BEGIN Provided data

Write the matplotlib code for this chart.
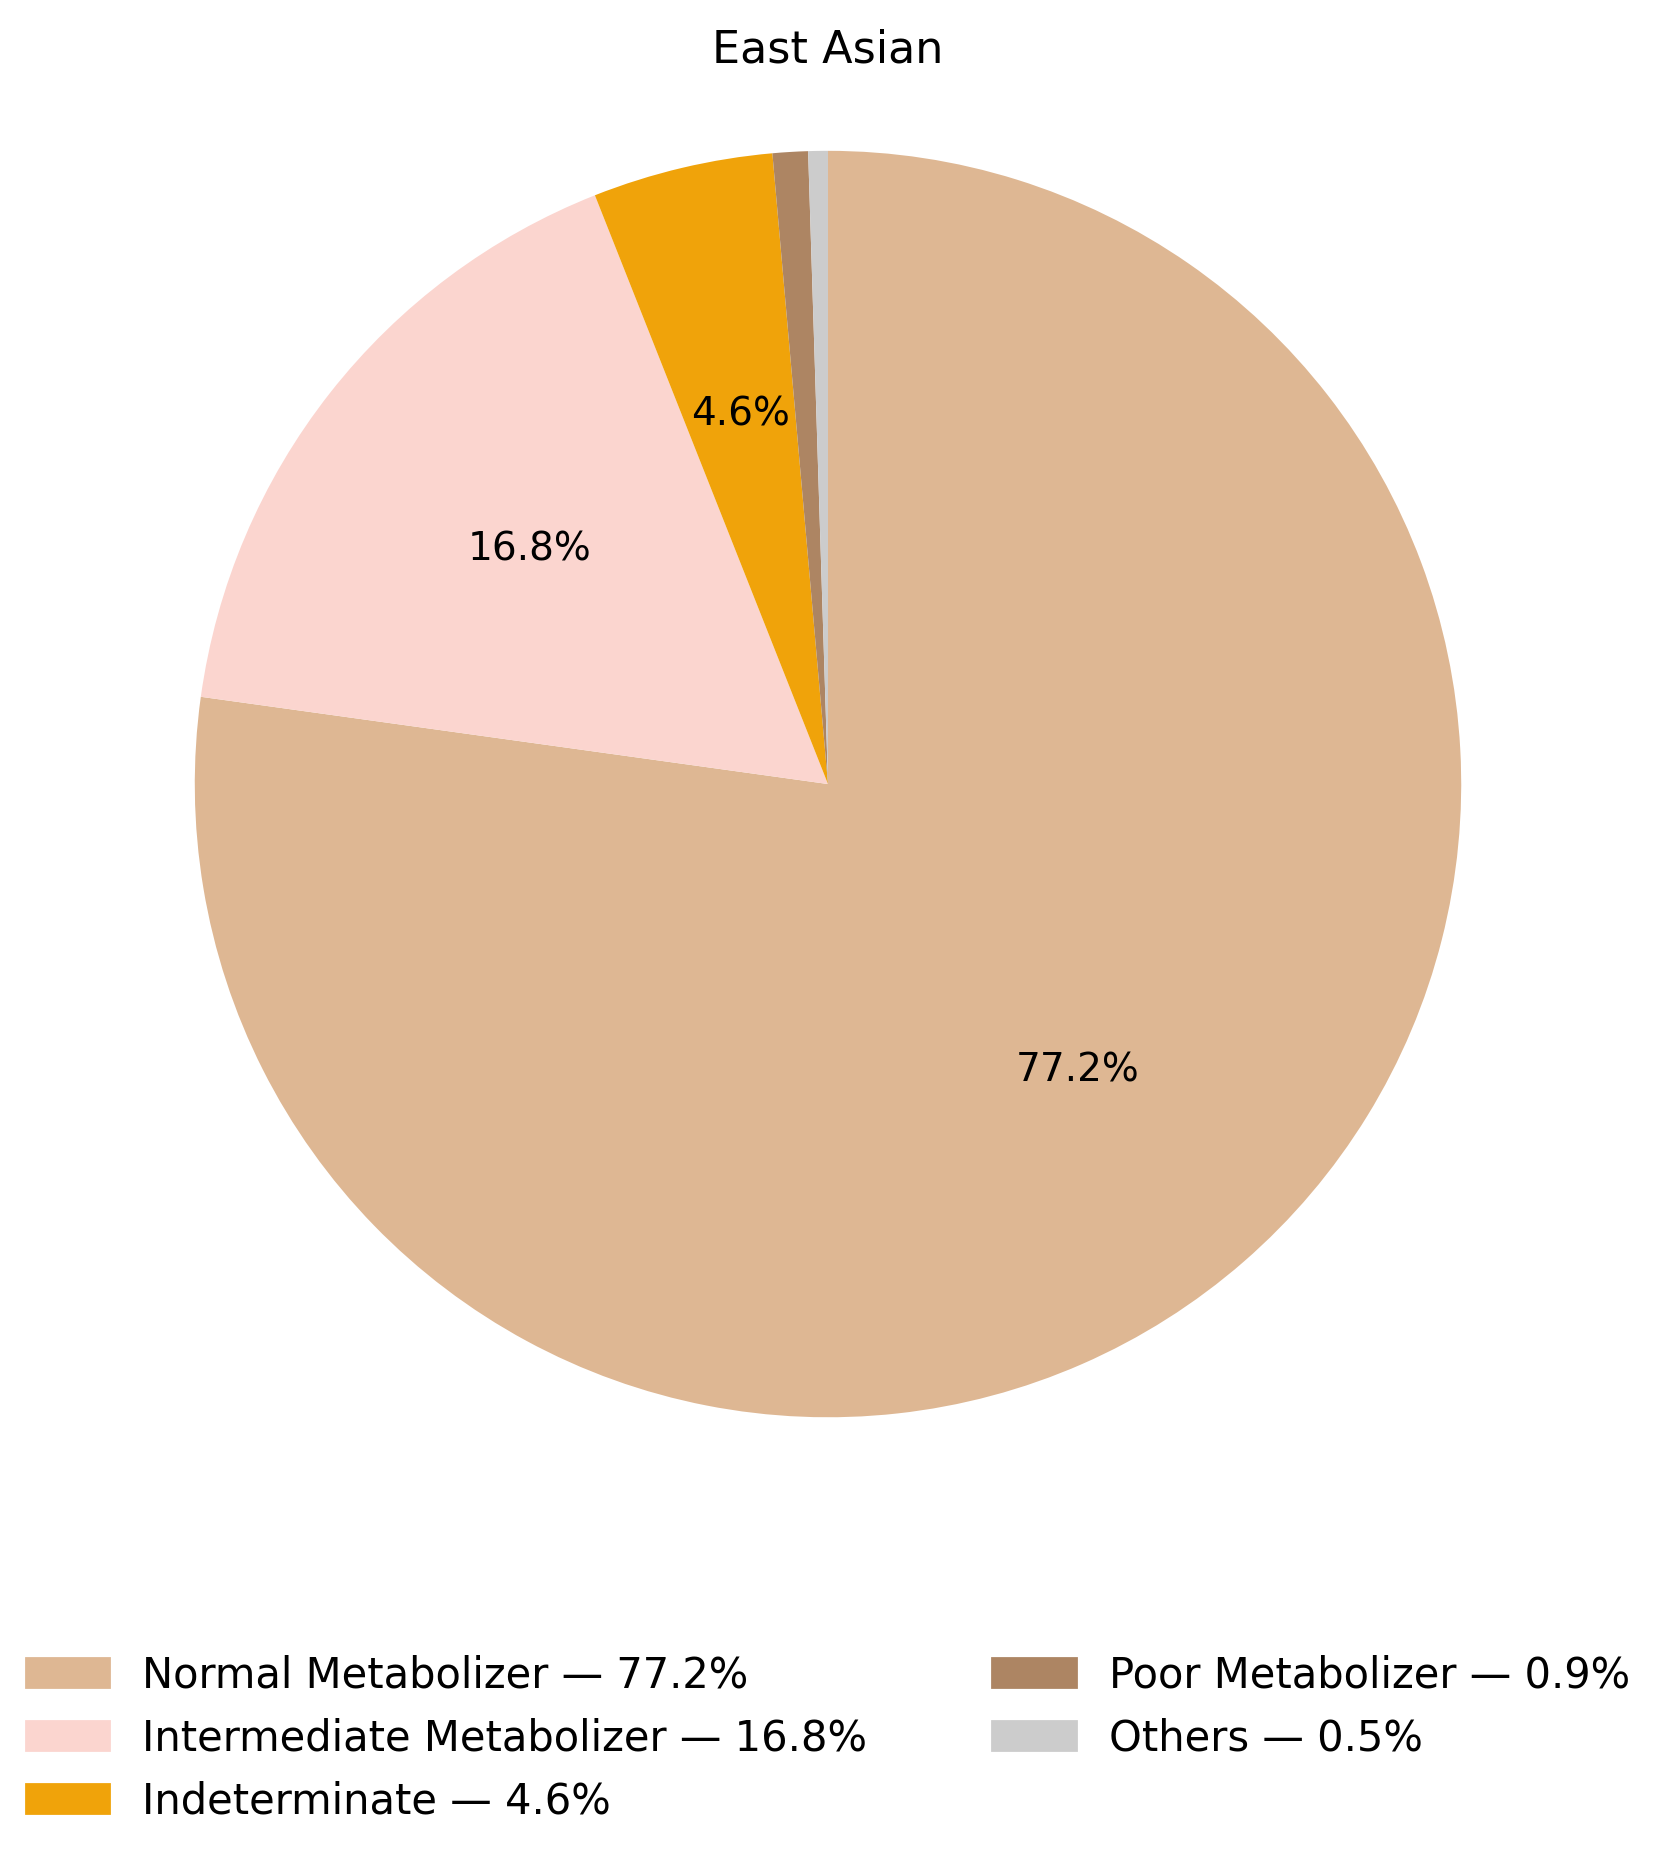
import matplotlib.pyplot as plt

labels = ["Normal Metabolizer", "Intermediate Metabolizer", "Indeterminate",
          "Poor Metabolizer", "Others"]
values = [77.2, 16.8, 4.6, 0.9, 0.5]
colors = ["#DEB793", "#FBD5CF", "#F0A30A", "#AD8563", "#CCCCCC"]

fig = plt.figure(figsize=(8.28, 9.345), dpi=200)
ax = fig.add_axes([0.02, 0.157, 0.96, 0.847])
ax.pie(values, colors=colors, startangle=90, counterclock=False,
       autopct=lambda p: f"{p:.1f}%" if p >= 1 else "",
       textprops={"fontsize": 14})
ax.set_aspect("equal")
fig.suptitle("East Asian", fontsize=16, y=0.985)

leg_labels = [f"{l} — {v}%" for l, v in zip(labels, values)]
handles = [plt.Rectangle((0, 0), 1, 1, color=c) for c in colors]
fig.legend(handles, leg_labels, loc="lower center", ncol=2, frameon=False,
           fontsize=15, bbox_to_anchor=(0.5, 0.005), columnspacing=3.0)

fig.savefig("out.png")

END Provided data

■ **Objective**: Pictures are excluded; copy all other data exactly as shown.

■ **Task answer**:
Write the matplotlib code for this chart.
import matplotlib.pyplot as plt

labels = ["Normal Metabolizer", "Intermediate Metabolizer", "Indeterminate",
          "Poor Metabolizer", "Others"]
values = [77.2, 16.8, 4.6, 0.9, 0.5]
colors = ["#DEB793", "#FBD5CF", "#F0A30A", "#AD8563", "#CCCCCC"]

fig = plt.figure(figsize=(8.28, 9.345), dpi=200)
ax = fig.add_axes([0.02, 0.157, 0.96, 0.847])
ax.pie(values, colors=colors, startangle=90, counterclock=False,
       autopct=lambda p: f"{p:.1f}%" if p >= 1 else "",
       textprops={"fontsize": 14})
ax.set_aspect("equal")
fig.suptitle("East Asian", fontsize=16, y=0.985)

leg_labels = [f"{l} — {v}%" for l, v in zip(labels, values)]
handles = [plt.Rectangle((0, 0), 1, 1, color=c) for c in colors]
fig.legend(handles, leg_labels, loc="lower center", ncol=2, frameon=False,
           fontsize=15, bbox_to_anchor=(0.5, 0.005), columnspacing=3.0)

fig.savefig("out.png")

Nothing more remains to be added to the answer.